Below this line is a listing that includes pictures. Copy exactly, and only, the lines from the one containing "Reproduce this chart with Bokeh." through the one containing "leader_y = [0.0, 20.0]"; the pictures do not go in the copy.

Records:
** BEGIN **

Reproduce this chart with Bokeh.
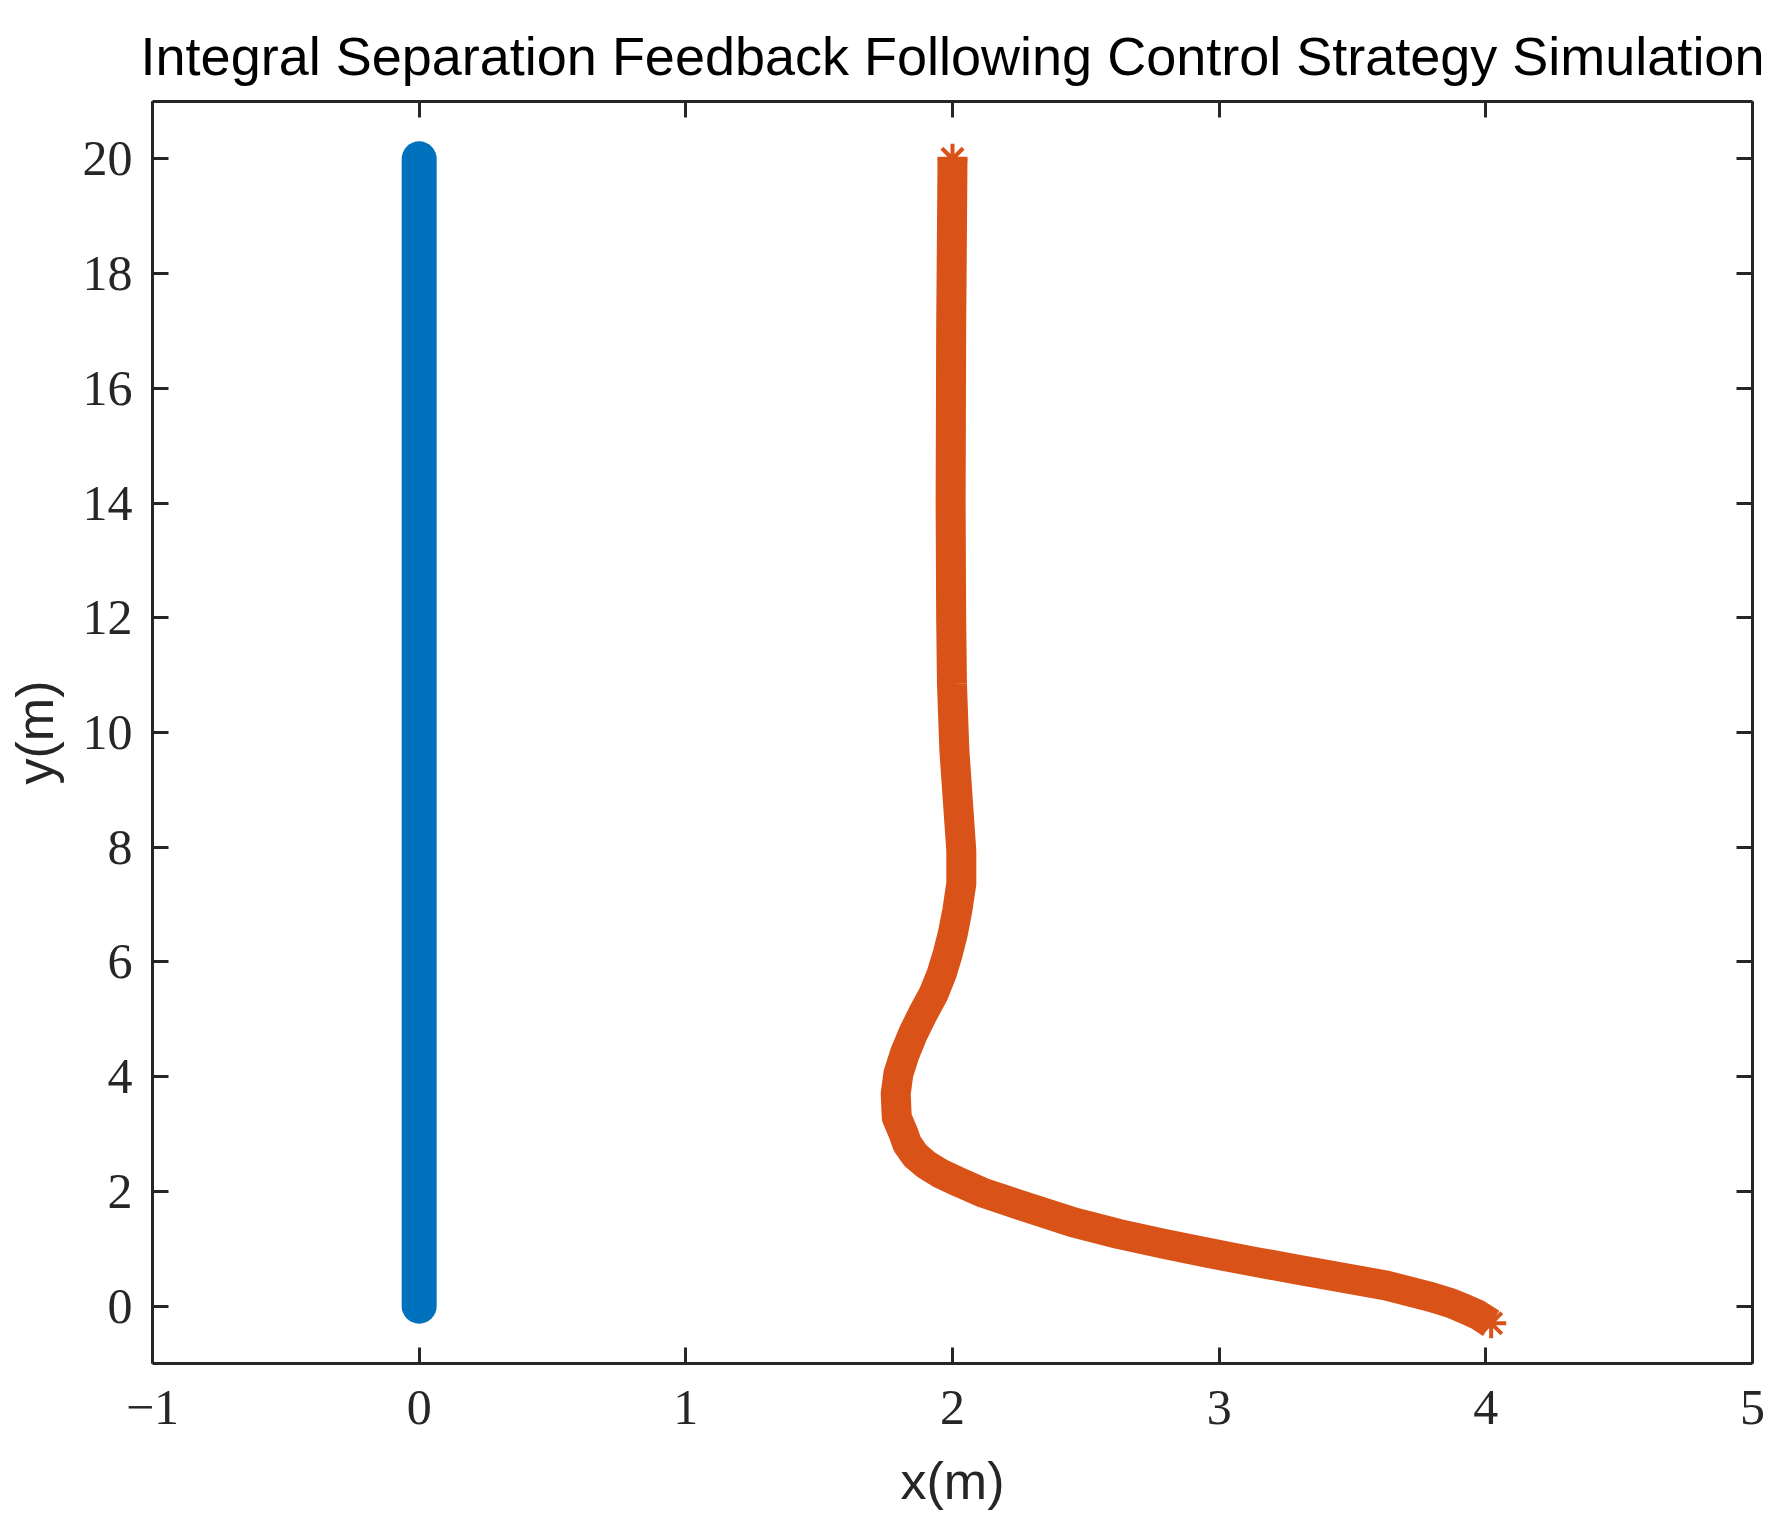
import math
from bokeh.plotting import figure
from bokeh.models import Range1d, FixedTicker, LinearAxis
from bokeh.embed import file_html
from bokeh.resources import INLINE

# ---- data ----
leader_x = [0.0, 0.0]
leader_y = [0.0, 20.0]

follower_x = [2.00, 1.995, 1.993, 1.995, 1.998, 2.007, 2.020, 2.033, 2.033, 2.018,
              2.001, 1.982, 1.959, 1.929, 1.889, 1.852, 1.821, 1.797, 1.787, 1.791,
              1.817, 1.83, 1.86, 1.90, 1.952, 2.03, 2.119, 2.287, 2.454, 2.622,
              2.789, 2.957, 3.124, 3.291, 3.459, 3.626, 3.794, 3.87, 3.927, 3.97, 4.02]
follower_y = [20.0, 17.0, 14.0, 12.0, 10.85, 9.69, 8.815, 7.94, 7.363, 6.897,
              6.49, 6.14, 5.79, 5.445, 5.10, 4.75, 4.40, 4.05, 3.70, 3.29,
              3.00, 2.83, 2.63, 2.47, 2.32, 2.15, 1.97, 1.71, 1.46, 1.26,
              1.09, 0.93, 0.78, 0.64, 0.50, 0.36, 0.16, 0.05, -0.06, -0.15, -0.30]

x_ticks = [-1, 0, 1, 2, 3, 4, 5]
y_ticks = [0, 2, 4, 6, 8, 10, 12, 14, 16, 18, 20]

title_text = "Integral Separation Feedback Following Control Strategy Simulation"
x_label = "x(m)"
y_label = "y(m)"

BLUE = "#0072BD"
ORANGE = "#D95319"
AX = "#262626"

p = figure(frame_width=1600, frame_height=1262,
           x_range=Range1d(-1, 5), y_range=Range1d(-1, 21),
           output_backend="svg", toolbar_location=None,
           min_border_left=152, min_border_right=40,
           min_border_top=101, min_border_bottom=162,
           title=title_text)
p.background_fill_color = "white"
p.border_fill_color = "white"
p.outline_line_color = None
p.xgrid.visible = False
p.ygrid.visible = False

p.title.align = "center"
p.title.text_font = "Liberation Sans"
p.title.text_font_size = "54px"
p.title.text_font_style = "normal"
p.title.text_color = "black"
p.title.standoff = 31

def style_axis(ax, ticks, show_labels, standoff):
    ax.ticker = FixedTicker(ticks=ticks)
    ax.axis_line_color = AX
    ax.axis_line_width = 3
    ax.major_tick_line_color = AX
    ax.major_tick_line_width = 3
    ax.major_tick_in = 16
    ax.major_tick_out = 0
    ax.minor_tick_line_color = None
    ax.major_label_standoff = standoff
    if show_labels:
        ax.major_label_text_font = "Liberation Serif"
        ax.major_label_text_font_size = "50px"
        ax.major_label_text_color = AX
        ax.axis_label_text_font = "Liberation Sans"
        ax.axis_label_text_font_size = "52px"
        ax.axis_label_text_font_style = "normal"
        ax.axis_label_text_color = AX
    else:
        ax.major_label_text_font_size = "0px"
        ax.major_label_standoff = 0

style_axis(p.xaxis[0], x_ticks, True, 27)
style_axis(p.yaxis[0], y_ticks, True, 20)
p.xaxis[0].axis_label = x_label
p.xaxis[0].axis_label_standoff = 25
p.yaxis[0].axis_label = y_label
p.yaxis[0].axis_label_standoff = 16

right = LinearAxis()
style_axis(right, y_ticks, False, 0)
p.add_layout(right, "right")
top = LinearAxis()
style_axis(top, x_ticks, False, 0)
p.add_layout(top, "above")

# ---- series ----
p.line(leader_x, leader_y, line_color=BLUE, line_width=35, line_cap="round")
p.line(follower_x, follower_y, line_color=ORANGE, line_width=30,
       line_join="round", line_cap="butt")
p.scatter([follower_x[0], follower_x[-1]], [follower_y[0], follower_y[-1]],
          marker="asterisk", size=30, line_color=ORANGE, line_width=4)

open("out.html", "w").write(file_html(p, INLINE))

** END **
** BEGIN **

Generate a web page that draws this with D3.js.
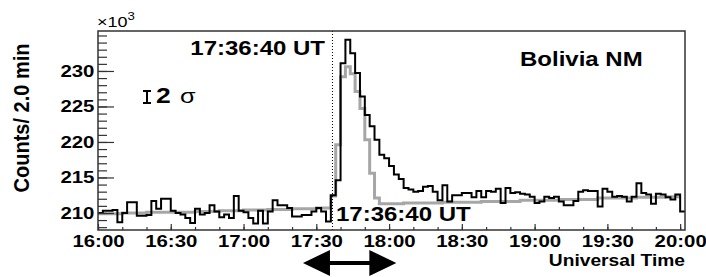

** END **

Exercise output:
Reproduce this chart with Bokeh.
import math
from bokeh.plotting import figure
from bokeh.models import Range1d, FixedTicker, LinearAxis
from bokeh.embed import file_html
from bokeh.resources import INLINE

# ---- data ----
leader_x = [0.0, 0.0]
leader_y = [0.0, 20.0]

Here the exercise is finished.